From Hallucigenia, they played "City Full of Cowards" and "Gamble." I think they played "That Song About Trees & Kites," but am not entirely sure. I sort of expected them to play "Pistol," but they didn't. (This may not ever have been part of their live set.)
There is a relatively unknown Lowest of the Low album called Sordid Fiction, and they played "The Last Recidivist" off of that. Hoopla has this album, so I'll try to listen to it soon.
I honestly am not sure whether they played "The Kids are All Wrong," which was a single they were pushing a couple of years ago. It does have a fair bit of harmonica on it, and one guy in the band did play harmonica from time to time, so perhaps they did play this one. I wasn't tuned in enough to this song to recognize it during the show.

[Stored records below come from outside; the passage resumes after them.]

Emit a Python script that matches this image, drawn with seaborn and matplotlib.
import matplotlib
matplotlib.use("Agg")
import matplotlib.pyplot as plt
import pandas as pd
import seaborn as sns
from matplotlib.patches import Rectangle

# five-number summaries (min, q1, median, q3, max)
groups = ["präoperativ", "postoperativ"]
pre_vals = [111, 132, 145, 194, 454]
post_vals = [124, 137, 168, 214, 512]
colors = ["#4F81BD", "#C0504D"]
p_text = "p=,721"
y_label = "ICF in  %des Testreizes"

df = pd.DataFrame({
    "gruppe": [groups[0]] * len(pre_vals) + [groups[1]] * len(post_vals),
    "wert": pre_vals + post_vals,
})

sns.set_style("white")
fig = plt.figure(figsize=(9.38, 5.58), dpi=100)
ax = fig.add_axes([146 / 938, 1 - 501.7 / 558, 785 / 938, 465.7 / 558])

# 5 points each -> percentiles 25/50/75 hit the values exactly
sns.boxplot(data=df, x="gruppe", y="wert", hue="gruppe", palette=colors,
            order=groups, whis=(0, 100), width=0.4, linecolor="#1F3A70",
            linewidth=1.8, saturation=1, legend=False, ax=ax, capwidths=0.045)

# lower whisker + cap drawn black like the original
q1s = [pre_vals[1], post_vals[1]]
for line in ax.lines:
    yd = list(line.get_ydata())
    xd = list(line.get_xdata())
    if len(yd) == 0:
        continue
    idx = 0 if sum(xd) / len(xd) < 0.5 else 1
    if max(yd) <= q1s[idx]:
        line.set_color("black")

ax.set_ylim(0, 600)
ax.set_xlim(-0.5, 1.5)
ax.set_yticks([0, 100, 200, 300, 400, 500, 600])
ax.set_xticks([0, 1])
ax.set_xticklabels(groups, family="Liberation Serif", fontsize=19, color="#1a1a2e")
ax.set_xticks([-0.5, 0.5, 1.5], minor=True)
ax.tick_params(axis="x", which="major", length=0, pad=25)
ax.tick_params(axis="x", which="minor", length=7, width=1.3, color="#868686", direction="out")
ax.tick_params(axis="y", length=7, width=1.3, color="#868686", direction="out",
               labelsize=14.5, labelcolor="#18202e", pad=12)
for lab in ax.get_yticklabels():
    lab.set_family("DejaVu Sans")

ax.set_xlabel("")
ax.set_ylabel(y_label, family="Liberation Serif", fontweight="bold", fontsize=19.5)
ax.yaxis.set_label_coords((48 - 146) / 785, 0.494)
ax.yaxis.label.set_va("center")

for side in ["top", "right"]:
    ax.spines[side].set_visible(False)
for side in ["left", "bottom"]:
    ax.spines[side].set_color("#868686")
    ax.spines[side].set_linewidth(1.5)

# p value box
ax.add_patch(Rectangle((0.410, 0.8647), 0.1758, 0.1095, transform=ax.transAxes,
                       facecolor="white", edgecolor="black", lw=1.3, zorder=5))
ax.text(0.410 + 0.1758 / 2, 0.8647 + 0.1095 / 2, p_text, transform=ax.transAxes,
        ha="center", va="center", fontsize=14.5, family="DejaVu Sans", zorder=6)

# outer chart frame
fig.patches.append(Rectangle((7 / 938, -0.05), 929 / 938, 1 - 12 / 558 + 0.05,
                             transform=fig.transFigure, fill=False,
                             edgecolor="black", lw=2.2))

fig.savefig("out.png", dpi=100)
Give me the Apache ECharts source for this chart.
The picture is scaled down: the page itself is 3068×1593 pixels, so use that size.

It was a good show, even if it did make me feel a bit old (understandably so). I won't be chasing The Lowest of the Low around the city or around Ontario (or Buffalo, where they also have a bit of a following), but I'd go and see them again under the right circumstances.
Edit: Someone finally updated the setlist here, and I got most of the songs correct, though they didn't play "4 O'Clock Stop," "That Song About Trees & Kites," or "The Kids are All Wrong." Still a solid show.